Monsieur l’inspecteur

Une thermographie avec ça ?

L’usage de caméras thermiques en inspection préachat ne fait pas l’unanimité. Certains inspecteurs en font un moyen de se démarquer et d’en offrir plus au client, alors que d’autres y voient plutôt un piège à éviter.

Les caméras thermiques servent à mesurer la température des surfaces. En pointant sur un mur, par exemple, on voit apparaître à l’écran une gamme de couleurs reflétant les différences de température. Les variations reflètent des problèmes d’isolation, d’humidité ou d’autres sources inhabituelles de chaleur ou de froid.

C’est ainsi que mon collègue André Côté, inspecteur dans la région de Québec, a récemment découvert un nid de fourmis charpentières. « Il y avait un picotement de chaleur inhabituel sur l’écran de ma caméra, raconte-t-il. J’ai recommandé que soit ouvert le mur. Tout le monde était bien content que j’aie trouvé ce problème, même le vendeur. Sinon, ça aurait été un cas de vice caché. »

D’emblée, mettons une chose au clair : la thermographie ne permet pas de voir derrière les murs ! Dans ce cas, l’activité des fourmis générait une chaleur détectable.

« Ce n’est pas comme dans les films ! La caméra mesure seulement les températures de surface, en captant les rayons infrarouges. » 
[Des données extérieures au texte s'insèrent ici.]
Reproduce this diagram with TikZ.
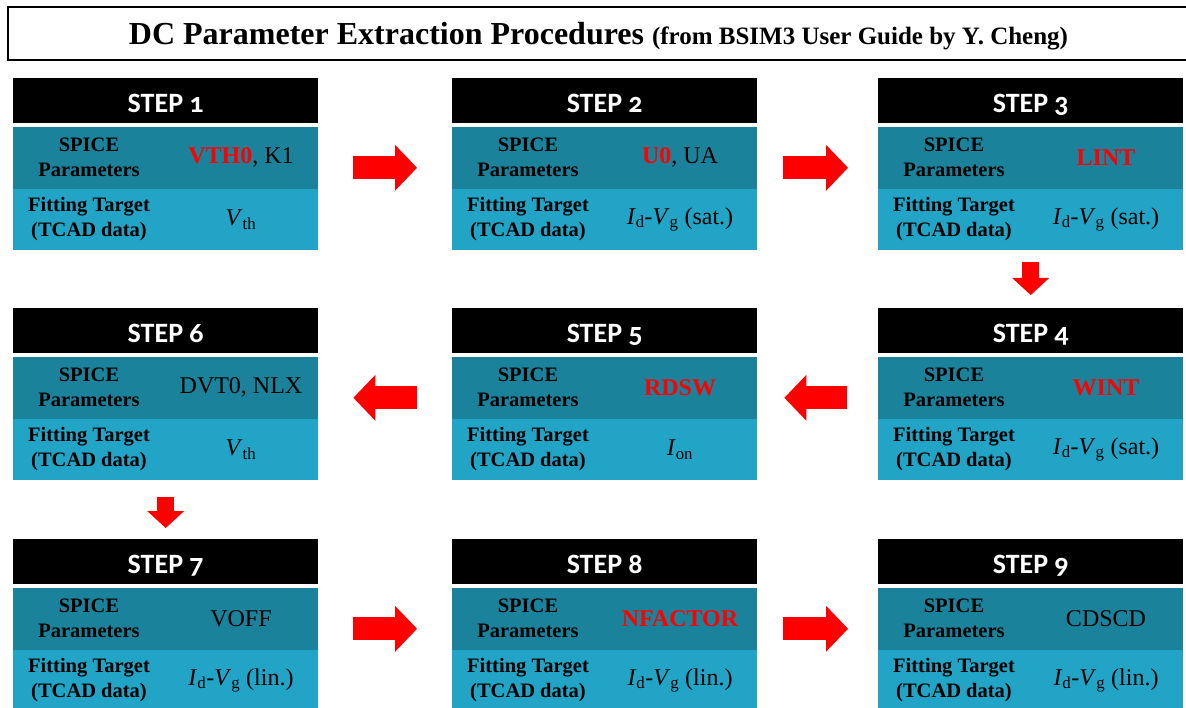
\documentclass[tikz,border=0pt]{standalone}
\usepackage{fontspec}
\setmainfont{Liberation Serif}
\newfontfamily\headfont[Numbers=OldStyle]{Carlito}
\usetikzlibrary{positioning, arrows.meta}
\definecolor{pardark}{RGB}{26,131,155}
\definecolor{tgtlight}{RGB}{33,164,197}
\definecolor{keyred}{RGB}{255,0,0}

% one step of the procedure: name, left x, top y, number, parameters, target
\newcommand{\procstep}[6]{%
  \node [stephead, anchor=north west] (#1) at (#2,#3) {STEP #4};
  \node [parrow, below=3pt of #1.south west, anchor=north west] (#1par) {};
  \node [tgtrow, below=0pt of #1par.south west, anchor=north west] (#1tgt) {};
  \node [rowlabel] (#1parlabel) at ([xshift=76pt]#1par.west) {SPICE\\Parameters};
  \node [rowvalue] (#1parvalue) at ([xshift=228pt]#1par.west) {#5};
  \node [rowlabel] (#1tgtlabel) at ([xshift=76pt]#1tgt.west) {Fitting Target\\(TCAD data)};
  \node [rowvalue] (#1tgtvalue) at ([xshift=228pt]#1tgt.west) {#6};
}
\newcommand{\keypar}[1]{\textcolor{keyred}{\bfseries #1}}
\newcommand{\IdVg}[1]{\textit{I}\textsubscript{d}-\textit{V}\textsubscript{g} (#1)}

\begin{document}
\begin{tikzpicture}[x=1pt, y=-1pt, >=Stealth,
    titlebox/.style={draw, line width=2.5pt, minimum width=1181pt, minimum height=53pt, inner sep=0pt, text height=25pt, text depth=2pt, font=\bfseries},
    stephead/.style={fill=black, text=white, minimum width=305pt, minimum height=45pt, inner sep=0pt, text height=26pt, text depth=3pt, font={\headfont\bfseries\fontsize{28}{32}\selectfont}},
    parrow/.style={fill=pardark, minimum width=305pt, minimum height=62pt, inner sep=0pt},
    tgtrow/.style={fill=tgtlight, minimum width=305pt, minimum height=61pt, inner sep=0pt},
    rowlabel/.style={align=center, inner sep=0pt, font={\bfseries\fontsize{20.5}{25}\selectfont}},
    rowvalue/.style={align=center, inner sep=0pt, font={\fontsize{24}{28}\selectfont}},
    flowarrow/.style={keyred, line width=23pt, -{Triangle[length=22pt, width=46pt, line width=0pt]}},
    downarrow/.style={keyred, line width=17pt, -{Triangle[length=17pt, width=37pt, line width=0pt]}}]
    \useasboundingbox (0,0) rectangle (1186,708);

    \node [titlebox] (title) at (598.5,33.5) {{\fontsize{32}{36}\selectfont DC Parameter Extraction Procedures~}{\fontsize{25}{30}\selectfont (from BSIM3 User Guide by Y. Cheng)}};

    \procstep{s1}{13}{78}{1}{\keypar{VTH0}, K1}{\textit{V}\textsubscript{th}}
    \procstep{s2}{452}{78}{2}{\keypar{U0}, UA}{\IdVg{sat.}}
    \procstep{s3}{878}{78}{3}{\keypar{LINT}}{\IdVg{sat.}}
    \procstep{s4}{878}{308}{4}{\keypar{WINT}}{\IdVg{sat.}}
    \procstep{s5}{452}{308}{5}{\keypar{RDSW}}{\textit{I}\textsubscript{on}}
    \procstep{s6}{13}{308}{6}{DVT0, NLX}{\textit{V}\textsubscript{th}}
    \procstep{s7}{13}{539}{7}{VOFF}{\IdVg{lin.}}
    \procstep{s8}{452}{539}{8}{\keypar{NFACTOR}}{\IdVg{lin.}}
    \procstep{s9}{878}{539}{9}{CDSCD}{\IdVg{lin.}}

    % flow between the steps
    \draw [flowarrow, shorten <=35pt, shorten >=35pt] ([yshift=21pt]s1par.south east) -- ([yshift=21pt]s2par.south west);
    \draw [flowarrow, shorten <=26pt, shorten >=30pt] ([yshift=21pt]s2par.south east) -- ([yshift=21pt]s3par.south west);
    \draw [downarrow, shorten <=12pt, shorten >=13pt] (s3tgt.south) -- (s4.north);
    \draw [flowarrow, shorten <=31pt, shorten >=27pt] ([yshift=21pt]s4par.south west) -- ([yshift=21pt]s5par.south east);
    \draw [flowarrow, shorten <=35pt, shorten >=35pt] ([yshift=21pt]s5par.south west) -- ([yshift=21pt]s6par.south east);
    \draw [downarrow, shorten <=17pt, shorten >=11pt] (s6tgt.south) -- (s7.north);
    \draw [flowarrow, shorten <=35pt, shorten >=35pt] ([yshift=21pt]s7par.south east) -- ([yshift=21pt]s8par.south west);
    \draw [flowarrow, shorten <=26pt, shorten >=30pt] ([yshift=21pt]s8par.south east) -- ([yshift=21pt]s9par.south west);
\end{tikzpicture}
\end{document}
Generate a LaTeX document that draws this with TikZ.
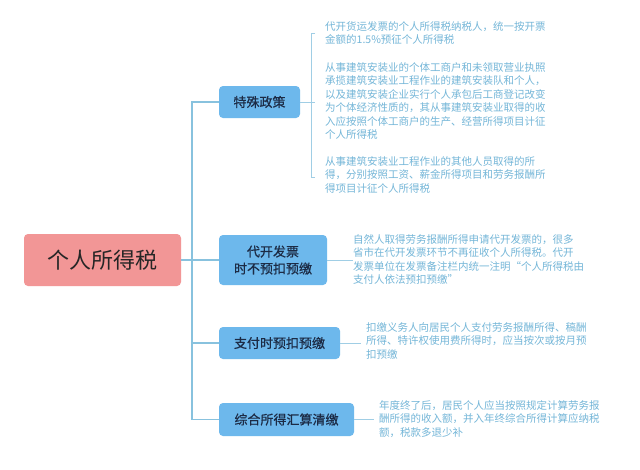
\documentclass[tikz,border=0pt]{standalone}
\usepackage{fontspec}
\setmainfont{Noto Sans CJK SC}
\newfontfamily\cjkmed{Noto Sans CJK SC}[FakeBold=0.6]
\definecolor{rootfill}{HTML}{F29696}
\definecolor{childfill}{HTML}{6DB8EC}
\definecolor{linec}{HTML}{88C2DE}
\definecolor{desc}{HTML}{74B6D8}
\definecolor{navy}{HTML}{1C2B45}
\begin{document}
\begin{tikzpicture}[x=1pt,y=-1pt,
  rootbox/.style={draw=none,fill=rootfill,rounded corners=4pt,inner sep=0pt,font=\fontsize{22}{26}\selectfont,text=black!85},
  childbox/.style={draw=none,fill=childfill,rounded corners=4pt,inner sep=0pt,font=\fontsize{13}{18}\cjkmed\selectfont,text=navy,align=center},
  desctext/.style={anchor=north west,inner sep=0pt,align=left,text=desc,font=\fontsize{10.5}{13.5}\selectfont},
  conn/.style={draw=linec,line width=1.1pt},
  thin/.style={draw=linec!80,line width=0.6pt}]
\useasboundingbox (0,0) rectangle (640,469);
\fill[white] (0,0) rectangle (640,469);
% root
\node[rootbox,minimum width=157pt,minimum height=52pt] (root) at (102.5,260) {个人所得税};
% children
\node[childbox,minimum width=81pt,minimum height=32pt] (c1) at (259.5,102) {特殊政策};
\node[childbox,minimum width=108pt,minimum height=50pt] (c2) at (273,260) {代开发票\\[-1pt]时不预扣预缴};
\node[childbox,minimum width=121pt,minimum height=32pt] (c3) at (279.5,343) {支付时预扣预缴};
\node[childbox,minimum width=135pt,minimum height=33pt] (c4) at (286.5,419.5) {综合所得汇算清缴};
% trunk
\coordinate (tr) at (192,260);
\draw[conn] (root.east) -- (tr);
\draw[conn] (c1.west) -- (192,102) -- (192,419.5) -- (c4.west);
\draw[conn] (tr) -- (c2.west);
\draw[conn] (192,343) -- (c3.west);
% descriptions
\node[desctext] (d1) at (325,21) {代开货运发票的个人所得税纳税人，统一按开票\\金额的1.5\%预征个人所得税};
\node[desctext] (d2) at (325,62) {从事建筑安装业的个体工商户和未领取营业执照\\承揽建筑安装业工程作业的建筑安装队和个人，\\以及建筑安装企业实行个人承包后工商登记改变\\为个体经济性质的，其从事建筑安装业取得的收\\入应按照个体工商户的生产、经营所得项目计征\\个人所得税};
\node[desctext] (d3) at (325,156) {从事建筑安装业工程作业的其他人员取得的所\\得，分别按照工资、薪金所得项目和劳务报酬所\\得项目计征个人所得税};
\node[desctext] (d4) at (353,234) {自然人取得劳务报酬所得申请代开发票的，很多\\省市在代开发票环节不再征收个人所得税。代开\\发票单位在发票备注栏内统一注明“个人所得税由\\支付人依法预扣预缴”};
\node[desctext] (d5) at (366,322) {扣缴义务人向居民个人支付劳务报酬所得、稿酬\\所得、特许权使用费所得时，应当按次或按月预\\扣预缴};
\node[desctext] (d6) at (379,400) {年度终了后，居民个人应当按照规定计算劳务报\\酬所得的收入额，并入年终综合所得计算应纳税\\额，税款多退少补};
% bracket for c1
\coordinate (b1) at (311,102);
\draw[thin] (c1.east) -- (b1);
\draw[thin] (315,33) -- (311,33) -- (311,177) -- (315,177);
\draw[thin] (b1) -- (315,102);
% other connectors
\draw[thin] (c2.east) -- (d4.west |- c2.east);
\draw[thin] (c3.east) -- ([xshift=-5pt]d5.west |- c3.east);
\draw[thin] (c4.east) -- ([xshift=-5pt]d6.west |- c4.east);
\end{tikzpicture}
\end{document}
– Manny Alsaid, directeur des ventes chez le fabricant Flir

USAGES D’IMAGERIE THERMIQUE EN BÂTIMENT RÉSIDENTIEL

– Repérer les infiltrations d’air et d’eau

– Détecter des défauts ou l’absence d’isolation

– Trouver des matériaux mouillés

– Visualiser les ponts thermiques

– Identifier des points de surchauffe électrique

Dans mes propres inspections préachat, j’utilise à l’occasion une caméra thermique en complément à mon détecteur d’humidité. Lorsque je repère des signes d’humidité sur un mur, par exemple, la caméra m’aide à déterminer si l’infiltration d’eau est active. Les matériaux secs et mouillés n’affichent pas la même température.

Par contre, je n’irai pas jusqu’à balayer l’ensemble des murs des vieux triplex de Montréal pour trouver leurs faiblesses d’isolation et d’étanchéité. L’exercice inquiéterait sûrement les acheteurs, puisque ces murs ne sont tout simplement pas isolés ! Je préfère leur conseiller d’obtenir les factures de chauffage des dernières années.

Plusieurs autres inspecteurs sont réticents à offrir le service de thermographie en contexte préachat. En deux à trois heures, il y a déjà tellement de choses à vérifier. Comment peut-on en plus faire une lecture complète des températures des murs et des plafonds ? Et si le client découvre par la suite un problème d’isolation qui n’a pas été repéré en inspection, voudra-t-il poursuivre l’inspecteur ?

BIEN EXPLIQUER

André Côté ne s’arrête pas à ces considérations. Il confie certaines tâches à un assistant, ce qui lui dégage de précieuses minutes pour balayer de sa caméra thermique les plafonds et les murs intérieurs qui donnent sur l’extérieur.

« J’explique à mes clients que ce n’est qu’un outil de travail, qui me permet d’en voir plus pour eux. Lorsque je trouve une anomalie, je prends une photo de l’écran de ma caméra. » 

– André Côté, président d’Inspections AP & associés

Il s’assure que ses clients comprennent bien qu’ils n’ont pas droit à une thermographie complète. Cela correspondrait à une expertise, qui exige qu’on prépare la maison et que l’expert se concentre sur une seule tâche. Notons que les problèmes d’étanchéité et d’isolation ne se détectent aisément que lorsqu’il y une différence de température d’au moins 5º entre l’intérieur et l’extérieur.

Avant de monter dans les combles, André Côté balaye les plafonds. Il note l’emplacement des anomalies détectées et une fois dans les combles, il repère l’isolant manquant ou déplacé, ou le pare-vapeur brisé. Il arrive aussi à détecter d’autres points faibles de l’isolation, par exemple sur la solive de rive, cette pièce de bois entre deux étages.

André Côté a une formation de niveau 1 de l’Infrared Training Center. Attention ! Plusieurs inspecteurs en bâtiment n’ont pas suivi cette formation de base, qui permet de bien comprendre les possibilités et les limites de cet outil. Les rayons infrarouges réfléchis par les carreaux de céramique, ou émis par une plinthe chauffante, par exemple, peuvent mener à des diagnostics erronés.